Marcelo Figueras
No debería haber oposición entre los trabajos ‘buenos’ y aquellos que nos reportan dinero. El dinero es inescapable en los términos de la actividad humana tal como la hemos concebido. El dilema pasa por el trabajo que el dinero nos cuesta, y el valor que le otorgamos a la suma en juego. A contrapelo del dicho popular, yo creo que no todo lo que cuesta vale. Si nos abocamos a conseguir la suma que creemos merecer, terminaremos siendo esclavos del dinero. (¿O acaso no nos sentimos todos con derecho a merecer millones?) Si en cambio nos contentamos con una suma mínima que satisface la operativa indispensable -techo, comida, educación-, seremos tan libres para crear como el ser omnisciente del relato original.

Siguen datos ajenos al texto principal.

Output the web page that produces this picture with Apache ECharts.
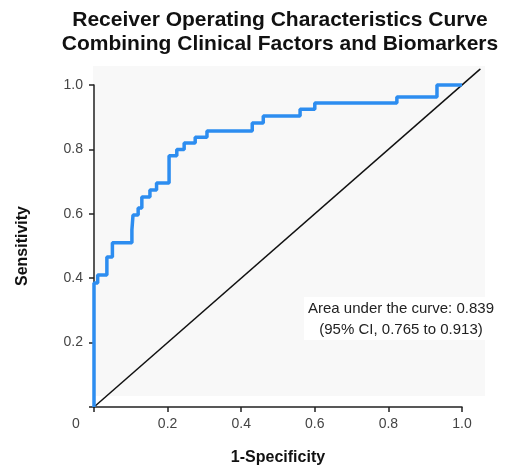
<!DOCTYPE html>
<html>
<head>
<meta charset="utf-8">
<script src="https://cdn.jsdelivr.net/npm/echarts@6/dist/echarts.min.js"></script>
<style>html,body{margin:0;padding:0;background:#fff;}#c{width:506px;height:468px;}</style>
</head>
<body>
<div id="c"></div>
<script>
const fpr = [0, 0, 0.01, 0.035, 0.05, 0.103, 0.106, 0.12, 0.13, 0.152, 0.17, 0.204, 0.225, 0.245, 0.275, 0.307, 0.43, 0.46, 0.56, 0.60, 0.823, 0.932, 1.0];
const tpr = [0, 0.385, 0.41, 0.466, 0.51, 0.55, 0.596, 0.618, 0.652, 0.674, 0.696, 0.78, 0.80, 0.82, 0.838, 0.857, 0.882, 0.904, 0.925, 0.944, 0.963, 1.0, 1.0];
const refX = [0, 1.05];
const refY = [0, 1.05];
const tickValues = [0, 0.2, 0.4, 0.6, 0.8, 1.0];
const titleLines = ['Receiver Operating Characteristics Curve', 'Combining Clinical Factors and Biomarkers'];
const aucText = ['Area under the curve: 0.839', '(95% CI, 0.765 to 0.913)'];

const chart = echarts.init(document.getElementById('c'), null, {renderer: 'canvas'});
const font = 'Liberation Sans, Arial, sans-serif';
// main grid: 0..1 mapped to x 94..462, y 407..85
const gL = 94, gR = 462, gT = 85, gB = 407;
const extMax = 1.05;
const gW = gR - gL, gH = gB - gT;
const axisCommon = {
  type: 'value', min: 0, max: 1, interval: 0.2,
  axisLine: {show: true, onZero: false, lineStyle: {color: '#222', width: 1.5}},
  axisTick: {show: true, length: 5, lineStyle: {color: '#222', width: 1.5}},
  splitLine: {show: false},
  axisLabel: {color: '#444', fontSize: 14, fontFamily: font,
    formatter: v => v === 0 ? '' : v.toFixed(1)},
  nameTextStyle: {color: '#111', fontSize: 16, fontWeight: 'bold', fontFamily: font}
};
const hiddenAxis = {type: 'value', min: 0, max: extMax, show: false, splitLine: {show: false}};
chart.setOption({
  animation: false,
  backgroundColor: '#fff',
  title: {
    text: titleLines.join('\n'), left: 275, top: 3, textAlign: 'center',
    textStyle: {fontSize: 21, fontWeight: 'bold', color: '#111', fontFamily: font, lineHeight: 24}
  },
  grid: [
    {left: gL, right: 506 - gR, top: gT, bottom: 468 - gB, containLabel: false, outerBoundsMode: 'none'},
    {left: gL, width: gW * extMax, top: gB - gH * extMax, height: gH * extMax, containLabel: false, outerBoundsMode: 'none'}
  ],
  xAxis: [
    Object.assign({}, axisCommon, {
      gridIndex: 0,
      name: '1-Specificity', nameLocation: 'middle', nameGap: 43,
      axisLabel: Object.assign({}, axisCommon.axisLabel, {margin: 10})
    }),
    Object.assign({gridIndex: 1}, hiddenAxis)
  ],
  yAxis: [
    Object.assign({}, axisCommon, {
      gridIndex: 0,
      name: 'Sensitivity', nameLocation: 'middle', nameGap: 63,
      axisLabel: Object.assign({}, axisCommon.axisLabel, {margin: 11})
    }),
    Object.assign({gridIndex: 1}, hiddenAxis)
  ],
  graphic: [
    {type: 'rect', z: -10, shape: {x: 93, y: 66, width: 392, height: 330}, style: {fill: '#f8f8f8'}},
    {type: 'rect', z: -5, shape: {x: 304, y: 297, width: 192, height: 43}, style: {fill: '#ffffff'}},
    {type: 'text', left: 72, top: 417, style: {text: '0', fontSize: 14, fill: '#444', fontFamily: font}},
    {type: 'text', z: 10, x: 401, y: 298, style: {text: aucText.join('\n'), fontSize: 15, lineHeight: 21, fill: '#222', fontFamily: font, align: 'center'}}
  ],
  series: [
    {
      type: 'line', xAxisIndex: 1, yAxisIndex: 1,
      data: refX.map((x, i) => [x, refY[i]]), showSymbol: false,
      lineStyle: {color: '#111', width: 1.5}, silent: true, z: 2
    },
    {
      type: 'line', step: 'end', data: fpr.map((x, i) => [x, tpr[i]]), showSymbol: false, clip: false,
      lineStyle: {color: '#2d8df0', width: 3.5}, z: 3
    }
  ]
});
</script>
</body>
</html>
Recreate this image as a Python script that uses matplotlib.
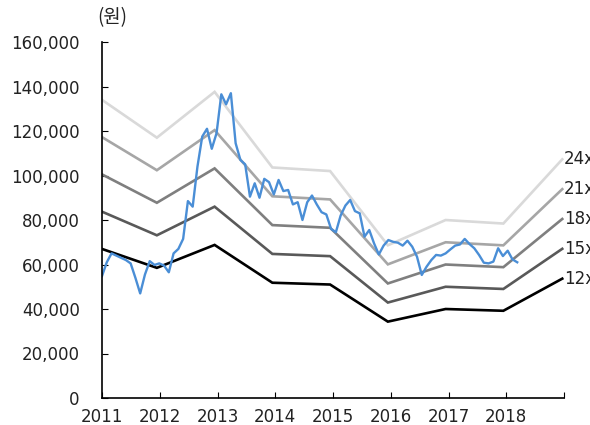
import numpy as np
import matplotlib.pyplot as plt
from matplotlib.ticker import FuncFormatter

# 주가 (월말, 2011.01 ~ 2018.04)
price = [54800, 61000, 65000, 64000, 63000, 62000, 60500, 54000, 47000, 55500,
         61500, 59800, 60500, 59500, 56500, 65000, 67000, 71500, 88500, 86000,
         104000, 117500, 121000, 112000, 119000, 136500, 132000, 137000, 114500, 107000,
         105000, 90500, 96500, 90000, 98500, 97000, 91500, 98000, 93000, 93500,
         87000, 88000, 80000, 88000, 91000, 87000, 83500, 82500, 76000, 74500,
         82000, 86500, 89000, 84000, 83000, 72500, 75500, 69500, 64500, 68500,
         71000, 70200, 69800, 68500, 70700, 68000, 63500, 55300, 59000, 62000,
         64300, 64000, 65000, 66800, 68500, 69000, 71500, 69200, 67300, 64300,
         60800, 60500, 61300, 67300, 63800, 66200, 62300, 61000]
price_x = 2011 + np.arange(len(price)) / 12.1

# EPS (연말 기준) 와 PER 배수
eps_x = [2011.0, 2011.95, 2012.95, 2013.95, 2014.95, 2015.95, 2016.95, 2017.95, 2018.97]
eps = [5583, 4875, 5733, 4317, 4250, 2860, 3333, 3267, 4470]
multiples = [24, 21, 18, 15, 12]
band_colors = ['#d9d9d9', '#a6a6a6', '#7f7f7f', '#595959', '#000000']

fig = plt.figure(figsize=(5.9, 4.25), dpi=100)
ax = fig.add_axes([102 / 590, 1 - 398 / 425, 462 / 590, 356 / 425])

for m, c in zip(multiples, band_colors):
    band = np.array(eps) * m
    ax.plot(eps_x, band, color=c, lw=1.9, solid_joinstyle='miter')
    ax.annotate(f'{m}x', xy=(eps_x[-1], band[-1]), xytext=(1, 0),
                textcoords='offset points', va='center', ha='left',
                fontsize=12, color='#222222', annotation_clip=False)

ax.plot(price_x, price, color='#4a8ed6', lw=1.7)

ax.set_xlim(2011, 2019)
ax.set_ylim(0, 160000)
ax.set_xticks(range(2011, 2020))
ax.set_xticklabels([str(y) for y in range(2011, 2019)] + [''])
ax.set_yticks(range(0, 160001, 20000))
ax.yaxis.set_major_formatter(FuncFormatter(lambda v, p: f'{int(v):,}'))

for s in ['top', 'right']:
    ax.spines[s].set_visible(False)
for s in ['left', 'bottom']:
    ax.spines[s].set_linewidth(1.2)
ax.tick_params(axis='y', direction='in', length=4, pad=16, labelsize=12)
ax.tick_params(axis='x', direction='in', length=4, pad=7, labelsize=12)
ax.tick_params(colors='black', which='both', labelcolor='#222222')

fig.text(97 / 590, 1 - 18 / 425, '(원)', va='center', ha='left', fontsize=13.5,
         family=['Noto Sans CJK KR', 'DejaVu Sans'], color='#222222')

fig.savefig('out.png', dpi=100)
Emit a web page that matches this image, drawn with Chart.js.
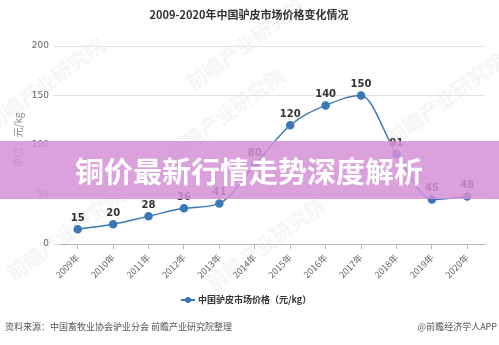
<!DOCTYPE html>
<html>
<head>
<meta charset="utf-8">
<script src="https://cdn.jsdelivr.net/npm/chart.js@4.4.1/dist/chart.umd.min.js"></script>
<style>
  html, body { margin: 0; padding: 0; background: #fff; }
  #wrap { position: relative; width: 499px; height: 345px; }
</style>
</head>
<body>
<div id="wrap"><canvas id="price-chart" width="499" height="345"></canvas></div>
<script>
// 年份与价格（元/kg）
const years = ['2009年', '2010年', '2011年', '2012年', '2013年', '2014年', '2015年', '2016年', '2017年', '2018年', '2019年', '2020年'];
const prices = [15, 20, 28, 36, 41, 80, 120, 140, 150, 91, 45, 48];
const yTicks = [0, 50, 100, 150, 200];

const titleText = '2009-2020年中国驴皮市场价格变化情况';
const seriesName = '中国驴皮市场价格（元/kg）';
const unitText = '单位：元/kg';
const sourceText = '资料来源：中国畜牧业协会驴业分会 前瞻产业研究院整理';
const brandText = '@前瞻经济学人APP';
const bannerText = '铜价最新行情走势深度解析';

const lineColor = '#3b78b5';
const fontFamily = '"Noto Sans CJK SC", "Noto Sans", sans-serif';

// 淡水印
const watermarkPlugin = {
  id: 'watermark',
  beforeDraw(chart) {
    const ctx = chart.ctx;
    ctx.save();
    ctx.fillStyle = 'rgba(210,210,210,0.22)';
    ctx.font = 'bold 20px ' + fontFamily;
    const spots = [[50, 90], [250, 50], [230, 120], [450, 105], [70, 240], [270, 250]];
    for (const [x, y] of spots) {
      ctx.save();
      ctx.translate(x, y);
      ctx.rotate(-Math.PI / 5);
      ctx.textAlign = 'center';
      ctx.fillText('前瞻产业研究院', 0, 0);
      ctx.restore();
    }
    ctx.restore();
  }
};

// 数据标签、标题、图例、来源、横幅
const decorPlugin = {
  id: 'decor',
  afterDatasetsDraw(chart) {
    const ctx = chart.ctx;
    const meta = chart.getDatasetMeta(0);
    ctx.save();
    ctx.font = 'bold 10px "DejaVu Sans", sans-serif';
    ctx.fillStyle = '#333';
    ctx.textAlign = 'center';
    ctx.textBaseline = 'bottom';
    meta.data.forEach((pt, i) => {
      ctx.fillText(String(prices[i]), pt.x, pt.y - 6);
    });
    ctx.restore();
  },
  afterDraw(chart) {
    const ctx = chart.ctx;
    const w = chart.width;
    ctx.save();

    // 标题
    ctx.font = 'bold 11px ' + fontFamily;
    ctx.fillStyle = '#333';
    ctx.textAlign = 'center';
    ctx.textBaseline = 'middle';
    ctx.fillText(titleText, 249, 15);

    // 单位
    ctx.save();
    ctx.translate(18, 140);
    ctx.rotate(-Math.PI / 2);
    ctx.font = '10px ' + fontFamily;
    ctx.fillStyle = '#888';
    ctx.fillText(unitText, 0, 0);
    ctx.restore();

    // 图例
    ctx.strokeStyle = lineColor;
    ctx.lineWidth = 2;
    ctx.beginPath();
    ctx.moveTo(181, 300);
    ctx.lineTo(195, 300);
    ctx.stroke();
    ctx.fillStyle = lineColor;
    ctx.beginPath();
    ctx.arc(188, 300, 3, 0, Math.PI * 2);
    ctx.fill();
    ctx.font = 'bold 9px ' + fontFamily;
    ctx.fillStyle = '#333';
    ctx.textAlign = 'left';
    ctx.fillText(seriesName, 198, 300);

    // 来源
    ctx.font = '9px ' + fontFamily;
    ctx.fillStyle = '#555';
    ctx.fillText(sourceText, 5, 327);
    ctx.textAlign = 'right';
    ctx.fillText(brandText, 497, 327);

    // 横幅
    ctx.fillStyle = 'rgba(212,145,214,0.85)';
    ctx.fillRect(0, 141, w, 58);
    ctx.font = 'bold 29px ' + fontFamily;
    ctx.fillStyle = '#fff';
    ctx.textAlign = 'center';
    ctx.fillText(bannerText, 249, 172);

    ctx.restore();
  }
};

new Chart(document.getElementById('price-chart'), {
  type: 'line',
  data: {
    labels: years,
    datasets: [{
      label: seriesName,
      data: prices,
      borderColor: lineColor,
      backgroundColor: lineColor,
      borderWidth: 1.5,
      pointRadius: 3.5,
      pointHoverRadius: 3.5,
      cubicInterpolationMode: 'monotone',
      fill: false
    }]
  },
  options: {
    responsive: false,
    animation: false,
    devicePixelRatio: 1,
    layout: { padding: { top: 46, right: 14, bottom: 0, left: 0 } },
    plugins: {
      legend: { display: false },
      title: { display: false },
      tooltip: { enabled: false }
    },
    scales: {
      x: {
        offset: true,
        afterFit(scale) { scale.height = 101; },
        grid: {
          offset: false,
          drawOnChartArea: false,
          drawTicks: true,
          tickLength: 5,
          color: '#bbb'
        },
        border: { display: true, color: '#bbb' },
        ticks: {
          maxRotation: 45,
          minRotation: 45,
          padding: 3,
          color: '#666',
          font: { size: 9, family: fontFamily }
        }
      },
      y: {
        min: 0,
        max: 200,
        afterFit(scale) { scale.width = 60; },
        afterBuildTicks(scale) { scale.ticks = yTicks.map(v => ({ value: v })); },
        grid: { color: '#e3e3e3', tickLength: 7 },
        border: { display: false },
        ticks: {
          padding: 4,
          color: '#666',
          font: { size: 9, family: '"DejaVu Sans", sans-serif' }
        }
      }
    }
  },
  plugins: [watermarkPlugin, decorPlugin]
});
</script>
</body>
</html>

Esa es la riqueza que los escritores, y muy especialmente los latinoamericanos, damos por sentada. Como está claro que nunca tendremos millones, negociamos con los escasos dineros que nos ofrecen sin perder el goce del trabajo. Mientras la mayoría de la gente piensa que nuestra tarea nos empuja a la miseria y a la abyección (¡como el trabajo de las prostitutas!), nosotros sabemos que, muy por el contrario, es más bien la garantía de nuestro goce. Encadenados al procesador de textos, pero libres. Esforzándonos a diario, pero sin producir más sudor que el bueno.
La cuestión pasa por la defensa del goce, en el trabajo que sea. Por indigna o inexplicable que nos parezca la tarea, siempre hay gente en condiciones de disfrutar de lo que hace. Yo nunca entendí por qué mi padre eligió ser dentista, pero tampoco malentendí lo esencial: supe ver que era feliz cuando trabajaba. Vivimos en sociedades que tienden a considerar la humildad en los medios como una carencia, un signo de fracaso. También se tiende a ver un lobo de tres patas como un animal mutilado, cuando yo no veo otra cosa que un animal que se ha liberado de la trampa.